Relations between Islamabad and Kabul had been improving in recent months.

Karzai had lauded Pakistan's decision to work for peace and help Afghanistan reach out to the Taliban, whose leaders are thought to be based in Pakistan.

In July, when British Prime Minister David Cameron visited Kabul and met with Karzai and the Pakistani prime minister, they pledged to work together to eliminate terrorism and agreed that peace in Afghanistan would help improve security in Pakistan.

In October, Salahuddin Rabbani, the current head of the peace council and the son of the ex-Afghan president who was slain, visited Islamabad and presented Pakistan with a plan to bring peace to his country by 2015. That plan included the active participation of Pakistan.

A month later, Pakistan's foreign minister gave the Afghans a draft agreement for a strategic partnership and Pakistani army chief Gen. Ashfaq Parvez Kayani made a visit to Kabul. That visit further bolstered Afghan hopes that Islamabad was committed to peace and good relations.

NATO, Afghanistan and Pakistan signed a deal for better military coordination on the border, and equally important, Afghan officials said Kayani not only indicated support for the Afghan peace plan, but said that it should be accelerated from 2015 to 2013.

At a February meeting in London, the leaders of Afghanistan and Pakistan further cemented their relationship. At the meeting, it was announced that Afghanistan and Pakistan had committed themselves to trying to achieve peace within six months.

But Afghan officials said the meeting was not as rosy at it seemed.

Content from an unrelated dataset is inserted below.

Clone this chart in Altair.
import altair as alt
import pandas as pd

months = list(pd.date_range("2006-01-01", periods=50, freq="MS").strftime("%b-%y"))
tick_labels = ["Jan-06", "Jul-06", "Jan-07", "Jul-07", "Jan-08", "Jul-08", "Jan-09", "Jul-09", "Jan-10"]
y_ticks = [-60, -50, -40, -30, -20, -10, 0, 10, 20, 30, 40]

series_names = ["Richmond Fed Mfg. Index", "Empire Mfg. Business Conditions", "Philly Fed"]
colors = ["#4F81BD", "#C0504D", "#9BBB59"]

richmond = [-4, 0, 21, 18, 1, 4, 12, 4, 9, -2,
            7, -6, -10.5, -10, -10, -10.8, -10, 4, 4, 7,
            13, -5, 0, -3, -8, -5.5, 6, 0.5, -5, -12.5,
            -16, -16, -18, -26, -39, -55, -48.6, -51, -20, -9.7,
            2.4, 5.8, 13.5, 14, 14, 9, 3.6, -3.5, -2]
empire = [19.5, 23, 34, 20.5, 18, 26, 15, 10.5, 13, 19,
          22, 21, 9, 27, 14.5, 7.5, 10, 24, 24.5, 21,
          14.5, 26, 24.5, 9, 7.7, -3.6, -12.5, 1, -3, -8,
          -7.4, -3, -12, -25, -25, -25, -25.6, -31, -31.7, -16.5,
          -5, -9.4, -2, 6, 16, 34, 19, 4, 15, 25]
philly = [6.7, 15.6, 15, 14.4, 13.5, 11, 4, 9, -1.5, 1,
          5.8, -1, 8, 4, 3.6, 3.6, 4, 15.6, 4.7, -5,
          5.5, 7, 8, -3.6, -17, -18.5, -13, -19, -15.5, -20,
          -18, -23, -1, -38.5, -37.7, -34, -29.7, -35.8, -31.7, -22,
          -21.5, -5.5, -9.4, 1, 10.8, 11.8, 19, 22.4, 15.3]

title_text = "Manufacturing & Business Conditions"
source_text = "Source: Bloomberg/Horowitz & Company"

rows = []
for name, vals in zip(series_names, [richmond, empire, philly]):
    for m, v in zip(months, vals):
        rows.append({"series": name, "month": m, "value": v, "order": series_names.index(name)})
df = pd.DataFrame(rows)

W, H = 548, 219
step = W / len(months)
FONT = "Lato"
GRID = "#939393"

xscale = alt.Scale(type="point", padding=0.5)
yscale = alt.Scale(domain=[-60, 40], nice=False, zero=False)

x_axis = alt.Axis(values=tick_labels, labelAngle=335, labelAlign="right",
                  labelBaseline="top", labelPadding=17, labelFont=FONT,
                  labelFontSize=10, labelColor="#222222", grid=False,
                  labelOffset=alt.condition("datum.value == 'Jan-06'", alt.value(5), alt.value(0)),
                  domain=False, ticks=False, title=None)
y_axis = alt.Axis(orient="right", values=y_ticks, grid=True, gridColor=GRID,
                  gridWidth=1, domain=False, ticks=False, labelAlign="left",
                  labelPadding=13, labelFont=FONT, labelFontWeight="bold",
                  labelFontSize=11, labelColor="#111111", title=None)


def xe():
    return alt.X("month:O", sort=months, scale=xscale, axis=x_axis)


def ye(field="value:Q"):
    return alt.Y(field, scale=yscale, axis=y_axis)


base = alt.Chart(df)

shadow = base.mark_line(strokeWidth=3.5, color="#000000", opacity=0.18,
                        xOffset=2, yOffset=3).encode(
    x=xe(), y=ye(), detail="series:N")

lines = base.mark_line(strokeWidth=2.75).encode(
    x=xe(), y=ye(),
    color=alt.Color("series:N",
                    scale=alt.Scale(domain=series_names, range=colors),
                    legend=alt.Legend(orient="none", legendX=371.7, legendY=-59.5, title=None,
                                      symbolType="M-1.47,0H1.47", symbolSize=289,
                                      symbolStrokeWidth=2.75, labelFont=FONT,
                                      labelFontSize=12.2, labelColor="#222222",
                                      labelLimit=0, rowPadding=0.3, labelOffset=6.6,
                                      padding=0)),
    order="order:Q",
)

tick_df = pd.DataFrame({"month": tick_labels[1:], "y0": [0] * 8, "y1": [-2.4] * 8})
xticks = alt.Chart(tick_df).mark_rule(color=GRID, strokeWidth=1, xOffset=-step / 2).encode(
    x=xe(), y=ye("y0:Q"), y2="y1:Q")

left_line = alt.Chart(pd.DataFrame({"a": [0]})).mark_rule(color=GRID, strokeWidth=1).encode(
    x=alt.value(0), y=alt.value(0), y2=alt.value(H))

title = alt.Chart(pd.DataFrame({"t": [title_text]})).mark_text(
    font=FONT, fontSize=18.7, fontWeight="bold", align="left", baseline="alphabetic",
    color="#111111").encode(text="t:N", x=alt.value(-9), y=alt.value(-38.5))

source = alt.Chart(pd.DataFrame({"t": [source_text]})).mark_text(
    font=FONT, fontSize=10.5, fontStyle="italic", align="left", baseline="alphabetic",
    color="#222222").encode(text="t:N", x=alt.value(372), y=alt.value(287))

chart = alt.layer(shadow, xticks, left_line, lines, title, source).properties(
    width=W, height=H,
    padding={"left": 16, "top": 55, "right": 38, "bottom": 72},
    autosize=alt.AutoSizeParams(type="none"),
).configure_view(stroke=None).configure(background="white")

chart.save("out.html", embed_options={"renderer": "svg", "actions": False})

They said Islamabad demanded three preconditions: That Afghanistan limit its relations with India — Pakistan's archenemy; reach a domestic consensus on peace; and immediately sign a strategic partnership with Pakistan.

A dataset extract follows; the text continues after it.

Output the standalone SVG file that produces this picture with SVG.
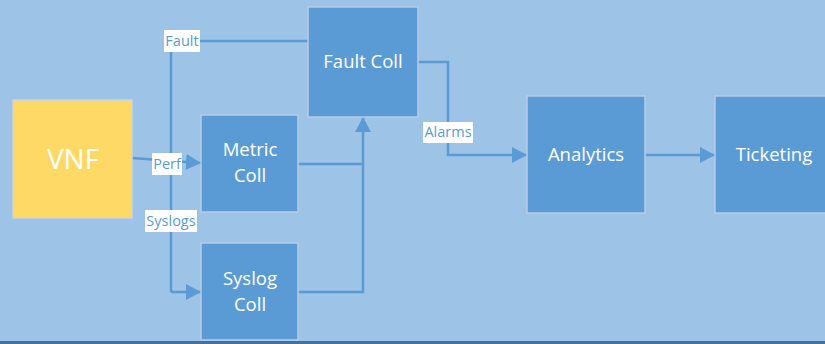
<svg xmlns="http://www.w3.org/2000/svg" width="825" height="344" viewBox="0 0 825 344">
  <defs>
    <marker id="arrow" markerWidth="16" markerHeight="16" viewBox="0 0 16 16" refX="15" refY="8" orient="auto" markerUnits="userSpaceOnUse">
      <path d="M0,0 L15,8 L0,16 Z" fill="#5B9BD5"/>
    </marker>
    <style>
      .box { fill: #5B9BD5; stroke: #B8CCE4; stroke-width: 1.5; }
      .vnf { fill: #FFD966; stroke: #C9D3DF; stroke-width: 1.5; }
      .node-text { font-family: "Open Sans", "Liberation Sans", sans-serif; fill: #FFFFFF; font-size: 18.5px; text-anchor: middle; }
      .big { font-size: 28px; }
      .conn { fill: none; stroke: #5B9BD5; stroke-width: 2.5; }
      .lbl-bg { fill: #FFFFFF; }
      .lbl { font-family: "Open Sans", "Liberation Sans", sans-serif; fill: #5B9BD5; font-size: 14.5px; text-anchor: middle; }
    </style>
  </defs>

  <!-- background -->
  <rect x="0" y="0" width="825" height="344" fill="#9DC3E6"/>
  <rect x="0" y="341" width="825" height="3" fill="#41719C"/>

  <!-- connectors -->
  <g id="connectors">
    <!-- VNF fault branch -->
    <polyline class="conn" points="308,41 171,41 171,292"/>
    <line class="conn" x1="171" y1="292" x2="201" y2="292" marker-end="url(#arrow)"/>
    <!-- VNF perf -->
    <line class="conn" x1="132" y1="158" x2="201" y2="163" marker-end="url(#arrow)"/>
    <!-- collectors into fault collector -->
    <line class="conn" x1="298" y1="164" x2="363" y2="164"/>
    <polyline class="conn" points="298,292 363,292 363,117" marker-end="url(#arrow)"/>
    <!-- alarms -->
    <polyline class="conn" points="418,62 448,62 448,155 527,155" marker-end="url(#arrow)"/>
    <!-- analytics to ticketing -->
    <line class="conn" x1="645" y1="155" x2="715" y2="155" marker-end="url(#arrow)"/>

    <!-- connector labels -->
    <rect class="lbl-bg" x="164" y="30" width="36" height="22"/>
    <text class="lbl" x="182" y="46">Fault</text>
    <rect class="lbl-bg" x="152" y="153" width="30" height="22"/>
    <text class="lbl" x="167" y="169">Perf</text>
    <rect class="lbl-bg" x="145" y="210" width="52" height="22"/>
    <text class="lbl" x="171" y="226">Syslogs</text>
    <rect class="lbl-bg" x="423" y="122" width="50" height="21"/>
    <text class="lbl" x="448" y="137">Alarms</text>
  </g>

  <g id="vnf">
    <rect class="vnf" x="13" y="100" width="119" height="118"/>
    <text class="node-text big" x="73" y="169">VNF</text>
  </g>

  <g id="fault-coll">
    <rect class="box" x="308" y="7" width="110" height="110"/>
    <text class="node-text" x="363" y="68">Fault Coll</text>
  </g>

  <g id="metric-coll">
    <rect class="box" x="201" y="115" width="97" height="97"/>
    <text class="node-text" x="250" y="156">Metric</text>
    <text class="node-text" x="250" y="182">Coll</text>
  </g>

  <g id="syslog-coll">
    <rect class="box" x="201" y="243" width="97" height="97"/>
    <text class="node-text" x="250" y="285">Syslog</text>
    <text class="node-text" x="250" y="311">Coll</text>
  </g>

  <g id="analytics">
    <rect class="box" x="527" y="96" width="118" height="117"/>
    <text class="node-text" x="586" y="161">Analytics</text>
  </g>

  <g id="ticketing">
    <rect class="box" x="715" y="96" width="118" height="117"/>
    <text class="node-text" x="774" y="161">Ticketing</text>
  </g>
</svg>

Instead of the preconditions, the Afghans said they were expecting Pakistan to take its own steps toward fostering peace talks, including the release of the former No. 2 Taliban leader, Mullah Abdul Ghani Baradar. Afghan officials hoped that Baradar and other imprisoned members of the Taliban can help bring the Taliban to the peace talks. In January, Pakistan's foreign secretary had said Islamabad would eventually release all Taliban prisoners.

"Pakistan is continuing with delaying tactics in their support of the peace process by demanding a supposed intra-Afghan consensus on the peace process at a time that a national consensus to end the violence is the strongest it has ever been for the past decade," Mosazai told the AP.

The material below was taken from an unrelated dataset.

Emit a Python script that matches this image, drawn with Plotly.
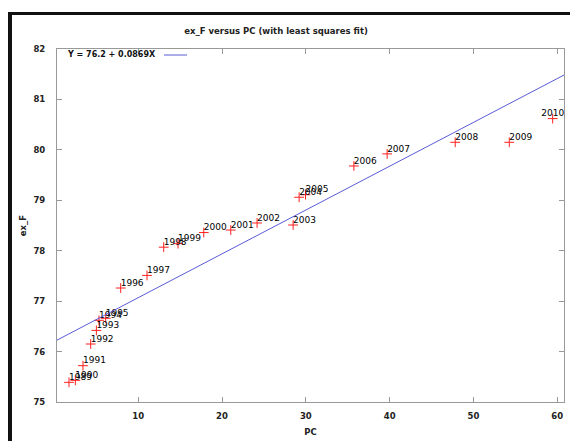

Western officials have said that the Afghan government was too optimistic about what Pakistan was ready to give, especially on the release of Baradar, and that they should show patience.

Pakistan has denied issuing preconditions, but Afghan officials say recent comments show otherwise — including some made by unnamed Pakistani foreign ministry officials that Karzai was an impediment to peace.

"We believe that relations between the two countries are deteriorating," Karzai spokesman Aimal Faizi said recently. "Enough is enough."

In Islamabad, the senior Pakistani official stressed that Pakistan was supporting reconciliation. As a way to kick start the peace process, the official said Pakistan has suggested a meeting attended by the Taliban and representatives from Afghanistan's multiple ethnic groups. He insisted that the meeting was not aimed at excluding Karzai from the process, but rather to make sure that the Afghan president didn't cut out his own political opposition.

Further complicating efforts to gain traction on a peace process is internal fighting among members of the Taliban, the official said. He said there was an ongoing debate between two factions of the Taliban: Those who reject talks when they are close to seeing international forces leave and a weaker Afghan force take charge and others who see reconciliation as a way to regain political power in Afghanistan.

___

AP Intelligence writer Kimberly Dozier contributed from Islamabad.